Como é fácil uma rotina dessas desmantelar-se. Mas aqui não é proibido brincar nas ruínas.
De longe um clarão
como uma biblioteca ardendo
Publicado por P. R. Cunha / 5 de janeiro de 2023
Geometria euclidiana
Sabe-se que o comportamento de um escritor sobre a folha em branco sugere possibilidades sem fim. Cada escolha, cada vírgula, cada ponto…, tudo acarretará em outras escolhas, outras vírgulas, outros pontos, ad infinitum. E isto é verdadeiro — construir mundos não é assim tão simples quanto parece. No entanto, o que a atividade exige não é necessariamente uma escrita total, mas antes um tipo específico de síntese, uma redução aos elementos mais importantes daquilo que se quer contar.
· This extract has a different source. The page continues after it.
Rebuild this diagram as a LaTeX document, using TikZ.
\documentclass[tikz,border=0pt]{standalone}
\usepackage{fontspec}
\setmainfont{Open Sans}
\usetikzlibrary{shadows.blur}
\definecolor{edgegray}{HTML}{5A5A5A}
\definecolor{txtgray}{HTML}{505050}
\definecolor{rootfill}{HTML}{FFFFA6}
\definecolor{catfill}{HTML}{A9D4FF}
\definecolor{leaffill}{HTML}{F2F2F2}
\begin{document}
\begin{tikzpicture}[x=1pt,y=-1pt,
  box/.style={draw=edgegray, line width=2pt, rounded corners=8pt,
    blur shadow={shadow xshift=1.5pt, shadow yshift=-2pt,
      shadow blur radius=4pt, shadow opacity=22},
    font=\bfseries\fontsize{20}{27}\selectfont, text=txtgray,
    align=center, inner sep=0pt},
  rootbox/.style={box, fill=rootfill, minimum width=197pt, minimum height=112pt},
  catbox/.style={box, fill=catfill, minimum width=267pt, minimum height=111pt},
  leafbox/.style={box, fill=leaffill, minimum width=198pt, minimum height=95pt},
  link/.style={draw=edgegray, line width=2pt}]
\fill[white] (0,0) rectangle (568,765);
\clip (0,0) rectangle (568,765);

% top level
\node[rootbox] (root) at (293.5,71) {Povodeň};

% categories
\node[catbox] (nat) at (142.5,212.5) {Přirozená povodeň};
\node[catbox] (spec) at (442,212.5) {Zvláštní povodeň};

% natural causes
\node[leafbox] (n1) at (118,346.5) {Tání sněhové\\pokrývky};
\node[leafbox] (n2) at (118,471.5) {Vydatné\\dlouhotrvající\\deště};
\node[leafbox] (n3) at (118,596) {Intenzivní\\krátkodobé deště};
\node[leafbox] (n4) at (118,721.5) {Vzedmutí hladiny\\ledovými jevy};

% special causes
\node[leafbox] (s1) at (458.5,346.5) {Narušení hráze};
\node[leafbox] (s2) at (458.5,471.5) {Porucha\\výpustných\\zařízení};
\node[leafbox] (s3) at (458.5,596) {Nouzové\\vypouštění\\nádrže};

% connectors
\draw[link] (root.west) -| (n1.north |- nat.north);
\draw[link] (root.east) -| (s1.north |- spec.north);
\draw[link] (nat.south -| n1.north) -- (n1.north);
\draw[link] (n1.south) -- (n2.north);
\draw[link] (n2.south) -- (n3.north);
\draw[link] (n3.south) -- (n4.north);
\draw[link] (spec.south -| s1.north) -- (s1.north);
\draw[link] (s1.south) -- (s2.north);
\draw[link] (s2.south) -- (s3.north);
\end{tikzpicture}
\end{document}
Assim, a caneta que se expande, e se retrai, e se bifurca em todas as direções, pode ser reduzida a um plano finito.
Publicado por P. R. Cunha / 4 de janeiro de 2023
Ouvidos internos — depois da tempestade, vêm outras tempestades
Início de ano. Digo a mim mesmo para tirar umas férias: trabalhaste demais, descansa. Vinte e quatro horas depois, lá estou eu angustiado atrás de papel e caneta para conter as vozes que transbordam a minha cabeça.
Coruja: símbolo de sabedoria, guardiã da Acrópole. Mito provavelmente inspirado pelos olhos grandes e pela aparência solene dessas rapinas nocturnas.
Sobre a minha mesa de trabalho há uma corujinha de pedra — chama-se Orwell. Está sentada perto dos livros do Kempowski com uma expressão severa, olhar fixo, inquisidora.
Uns olhos vidrados do tipo que encontramos, segundo Sebald, em determinados pintores e filósofos que, com recurso apenas à pura observação e ao puro pensamento, procuram penetrar nas trevas que nos cercam.
As corujas de verdade são feitas de penas, farta plumagem, asas longas, ossos adaptados ao voo, átomos, moléculas, e, assim com os seres humanos, espaços vazios.